Begin by identifying the key components of your web stack that impact performance. At a minimum, include:

  • Web pages and APIs (via HTTP/HTTPS)
  • DNS resolution and response times
  • Server port availability
  • Network routes and latency
  • Certificate validity for HTTPS endpoints

Make sure you’re also monitoring your back-end services, not just what appears on the screen.

2. Establish Monitoring Baselines

To detect anomalies, you first need to understand what “normal” looks like. Measure key performance indicators such as:

  • Time to first byte (TTFB)
  • DNS resolution time
  • Total page load time
  • HTTP status code frequency
  • Network latency and packet loss

Use this data to establish baselines, so you can be alerted to deviations that might indicate a performance issue or outage.

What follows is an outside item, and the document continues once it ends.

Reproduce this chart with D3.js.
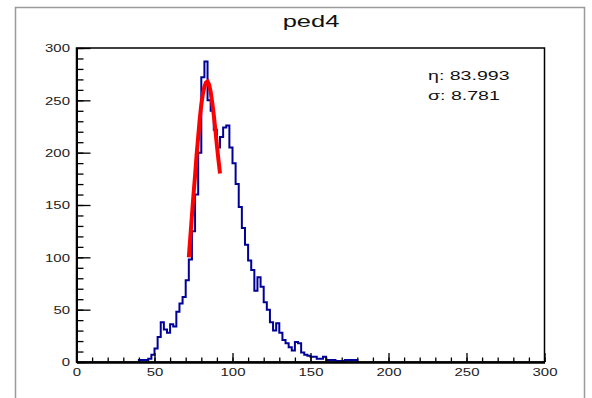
<!DOCTYPE html>
<html>
<head>
<meta charset="utf-8">
<script src="https://cdn.jsdelivr.net/npm/d3@7"></script>
<style>
  body { margin: 0; background: #fff; }
  svg { display: block; font-family: "Liberation Sans", Arial, sans-serif; }
</style>
</head>
<body>
<div id="chart"></div>
<script>
// histogram "ped4": bins of width 2, starting at binStarts[i]
const binStarts = d3.range(40, 180, 2);
const counts = [2, 2, 2, 3, 7, 13, 24, 38, 31, 28, 36, 34, 48, 56, 62, 78, 98, 125, 160, 200,
  272, 287, 250, 240, 222, 205, 215, 224, 226, 205, 190, 170, 148, 128, 112, 97, 88, 68, 81, 72,
  57, 50, 38, 30, 37, 28, 21, 18, 14, 11, 19, 18, 9, 7, 6, 5, 5, 3, 3, 5,
  2, 2, 2, 1, 1, 1, 2, 2, 2, 2];
const binWidth = 2;

// gaussian fit curve as drawn (x, y)
const fitX = d3.range(72, 93, 1);
const fitY = [100, 120, 140, 160, 178, 198, 215, 232, 246, 256, 263, 267, 268, 265, 258, 248, 236, 222, 207, 193, 180];

const xTicks = [0, 50, 100, 150, 200, 250, 300];
const yTicks = [0, 50, 100, 150, 200, 250, 300];
const title = 'ped4';
const statLines = ['η: 83.993', 'σ: 8.781'];

const width = 592, height = 398;
const x = d3.scaleLinear().domain([0, 300]).range([76.5, 544.5]);
const y = d3.scaleLinear().domain([0, 300]).range([362, 48]);

const svg = d3.select('#chart').append('svg')
  .attr('width', width)
  .attr('height', height);

// pad border
svg.append('rect')
  .attr('x', 15.5).attr('y', 7.5)
  .attr('width', 569).attr('height', 400)
  .attr('fill', 'none')
  .attr('stroke', '#9a9a9a')
  .attr('stroke-width', 1.5);

// frame
svg.append('rect')
  .attr('x', x(0)).attr('y', y(300))
  .attr('width', x(300) - x(0)).attr('height', y(0) - y(300))
  .attr('fill', 'none')
  .attr('stroke', '#000')
  .attr('stroke-width', 1.5);

// histogram outline
const pts = [[binStarts[0], 0]];
binStarts.forEach((b, i) => pts.push([b, counts[i]]));
pts.push([binStarts[binStarts.length - 1] + binWidth, counts[counts.length - 1]]);
pts.push([binStarts[binStarts.length - 1] + binWidth, 0]);

const stepLine = d3.line()
  .x(d => x(d[0]))
  .y(d => y(d[1]))
  .curve(d3.curveStepAfter);

svg.append('path')
  .datum(pts)
  .attr('d', stepLine)
  .attr('fill', 'none')
  .attr('stroke', '#000099')
  .attr('stroke-width', 2);

// fit
const fitLine = d3.line()
  .x((d, i) => x(fitX[i]))
  .y(d => y(d));

svg.append('path')
  .datum(fitY)
  .attr('d', fitLine)
  .attr('fill', 'none')
  .attr('stroke', '#ff0000')
  .attr('stroke-width', 4);

// axes
const sx = 1.3;
const xMinor = svg.append('g')
  .attr('transform', `translate(0,${y(0)})`)
  .call(d3.axisBottom(x).tickValues(d3.range(0, 301, 10)).tickSize(-4.5).tickSizeOuter(0).tickFormat(''));
const xAxis = svg.append('g')
  .attr('transform', `translate(0,${y(0)})`)
  .call(d3.axisBottom(x).tickValues(xTicks).tickSize(-9).tickSizeOuter(0).tickPadding(6));

const yMinor = svg.append('g')
  .attr('transform', `translate(${x(0)},0)`)
  .call(d3.axisLeft(y).tickValues(d3.range(0, 301, 10)).tickSize(-7).tickSizeOuter(0).tickFormat(''));
const yAxis = svg.append('g')
  .attr('transform', `translate(${x(0)},0)`)
  .call(d3.axisLeft(y).tickValues(yTicks).tickSize(-14).tickSizeOuter(0).tickPadding(5));

[xMinor, xAxis, yMinor, yAxis].forEach(g => {
  g.select('.domain').attr('stroke', '#000').attr('stroke-width', 2);
  g.selectAll('.tick line').attr('stroke', '#000').attr('stroke-width', 1.3);
});

xAxis.selectAll('text')
  .attr('font-size', 11.5)
  .attr('fill', '#222')
  .attr('transform', `scale(${sx},1)`);
yAxis.selectAll('text')
  .attr('font-size', 11.5)
  .attr('fill', '#222')
  .attr('transform', `scale(${sx},1)`);

// title
svg.append('text')
  .attr('transform', `translate(311,27) scale(1.5,1)`)
  .attr('text-anchor', 'middle')
  .attr('font-size', 17)
  .attr('fill', '#111')
  .text(title);

// stats
svg.selectAll('.stat')
  .data(statLines)
  .join('text')
  .attr('class', 'stat')
  .attr('transform', (d, i) => `translate(428,${80 + i * 20}) scale(1.45,1)`)
  .attr('font-size', 13.5)
  .attr('fill', '#111')
  .text(d => d);
</script>
</body>
</html>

3. Implement Layered Monitoring Techniques

Effective web performance monitoring isn’t limited to just HTTP traffic. To get a complete picture, include these layers:

  • DNS Monitoring: Tracks how quickly and reliably your domain resolves for users
  • TCP Monitoring: Monitors TCP port availability and connection success rates
  • UDP Monitoring: Useful for services that rely on fast, connectionless protocols
  • Ping Monitoring: Checks latency and packet loss to assess network health
  • Network Monitoring: Gives you visibility into the underlying infrastructure, including routing, throughput, and availability

By layering these types of monitoring, you can pinpoint exactly where an issue occurs – whether it’s DNS delays, network congestion, or server-side lag.

4. Set Up Alerting and Incident Response

Monitoring without alerting is like having a security system without alarms. Once your monitoring checks are in place, configure them to notify you when:

  • Response times exceed thresholds
  • Downtime or status code errors occur
  • DNS lookup times increase suddenly
  • Network latency or packet loss spikes

Alerts should be routed to your operations or development team to ensure a fast response when performance begins to degrade.

5. Analyze and Optimize Continuously

Monitoring is not a one-time setup – it’s a continuous process. Use the data you collect to identify trends and optimize:

  • Improve server response time by tuning configurations
  • Reduce DNS resolution times with better DNS providers or caching
  • Resolve network bottlenecks affecting TCP/UDP performance
  • Optimize HTTPS performance by renewing certificates early and enabling HTTP/2 or HTTP/3

Routine analysis helps you keep your web infrastructure lean, fast, and reliable over time.

Conclusion

Getting started with web performance monitoring is a foundational step toward delivering fast, reliable, and high-quality digital experiences. By focusing first on HTTP/HTTPS monitoring, and layering in additional protocols such as DNS monitoring, TCP monitoring, UDP monitoring, Ping monitoring, and network monitoring, you gain complete visibility across your stack.

This approach not only helps you catch performance issues before they escalate but also empowers you to continuously improve your site’s speed, reliability, and user satisfaction.

Whether you’re running a small business site or a large-scale application, performance monitoring is essential infrastructure – and now is the time to get started.